Uno de los eslóganes más persuasivos, permanentemente esgrimidos por los representantes de aquellas regiones secas que han convertido la agricultura de regadío en un sorprendente motor económico, es aquel que proclama que hasta la última gota de agua que captura su red de tuberías se torna en riqueza. Aquí, aseguran, no se desperdicia nada.
En efecto, invertir en sistemas de regadío hiper-eficientes, que conducen el caudal necesario de agua desde el punto de suministro hasta la misma planta sin que se pierda nada por el camino, supone ahorrar miles de metros cúbicos de agua. Es de esperar, tras la mejora de la eficiencia en el riego, que las cosas mejoren y que por tanto el agua deje de ser el factor que limita el desarrollo de estas regiones.
Sin embargo, el mensaje que trata de hacernos percibir como un castigo divino el hecho de que falta agua precisamente en aquellos lugares donde la tratan con más mimo, se reitera. ¿Por qué siendo la punta de lanza de las técnicas de riego persisten las carencias hídricas?
Por una razón muy sencilla: ser muy eficiente a escala de parcela no implica que lo seamos a escala territorial. Un sencillo ejemplo numérico nos permite ilustrar cómo la integración de unidades perfectamente eficientes nos lleva a un modelo del uso del agua ineficiente.
Consideremos una parcela que precisa 2000 m3/ha cada año y cuenta con un sistema de riego de tercera división que solo aprovecha el 50% del agua que le llega en alta. Así, se necesitarán 4000 m3 para cubrir las necesidades de sus cultivos. Siguiendo con nuestros supuestos, nuestro agricultor decide invertir en un sistema de riego que no desperdicia ni una sola gota. Los cálculos son contundentes, tras el cambio se ahorran 2000 m3 cada año.
Bien, la cuestión es la siguiente: ¿Dónde va a parar esa agua que ya no se emplea para regar la parcela de marras? ¿Es un ahorro real? Lo que suele ocurrir es que esos golosos 2000 m3 sobrantes (ya no son ahorrados) se utilizarán para poner en cultivo una nueva parcela, eso sí, con un sistema de riego 4.0.
La propagación de este modelo del uso del agua nos ha conducido al deterioro de buena parte de las aguas subterráneas del mundo, a construir embalses que no alcanzan a cubrir la demanda de agua y, en definitiva, a un modelo insaciable que se escuda en la alta eficiencia de sus unidades de consumo para seguir reclamando más recursos.
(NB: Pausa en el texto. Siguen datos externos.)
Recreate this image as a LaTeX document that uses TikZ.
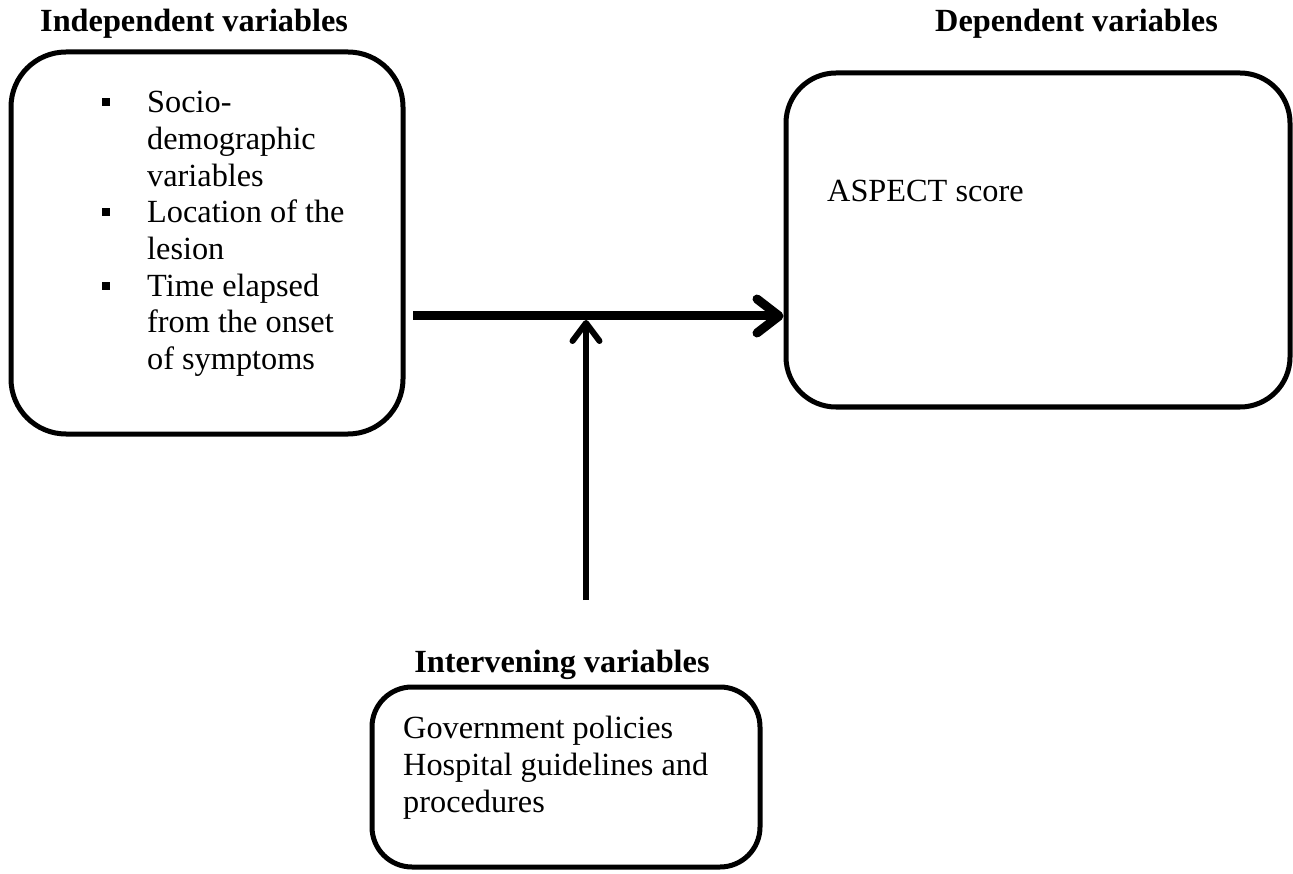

Una agricultura extremadamente tecnificada y eficiente da como resultado, a nivel territorial, cuencas expoliadas y regiones desarticuladas, que son exprimidas hasta límites insostenibles.
Este fenómeno tan contraintuitivo no es nuevo. Fue descrito en 1865 por el economista y filósofo inglés William Stanley Jevons. Aunque el ámbito de lo que se conoce como la Paradoja de Jevons era otro muy distinto (se refería a la eficiencia del uso de carbón por las máquinas de vapor), sus reflexiones se pueden trasponer fácilmente al uso del agua en la agricultura: “a medida que el perfeccionamiento tecnológico aumenta la eficiencia con la que se usa un recurso, es más probable un aumento del consumo de dicho recurso que una disminución”. Este efecto rebote es extensible al campo forestal, donde la eficacia en apagar pequeños incendios genera un paisaje continuo y homogéneo que hace mucho más probable un gran incendio (es la paradoja de extinción – minuto 8.30 del audio), o al sector pesquero, donde proliferan los barcos equipados con la tecnología más moderna vía satélite –capaces de detectar cualquier banco de peces– y que, si no se imponen cuotas, es evidente que agotarán todos los caladeros.
Trastocar los circuitos de la naturaleza conlleva una serie de precauciones y principios de conservación que van más allá (siguiendo con el paralelismo) de apañarse con un simple buscapolos. Hay que sopesar bien qué cable cortamos, dónde se hace una nueva soldadura, qué conexiones habilitamos. Descuidos como este de la escala, en el que se extrapola el comportamiento del sistema bajo cualquier circunstancia, nos abocan a errores que pueden no tener vuelta atrás.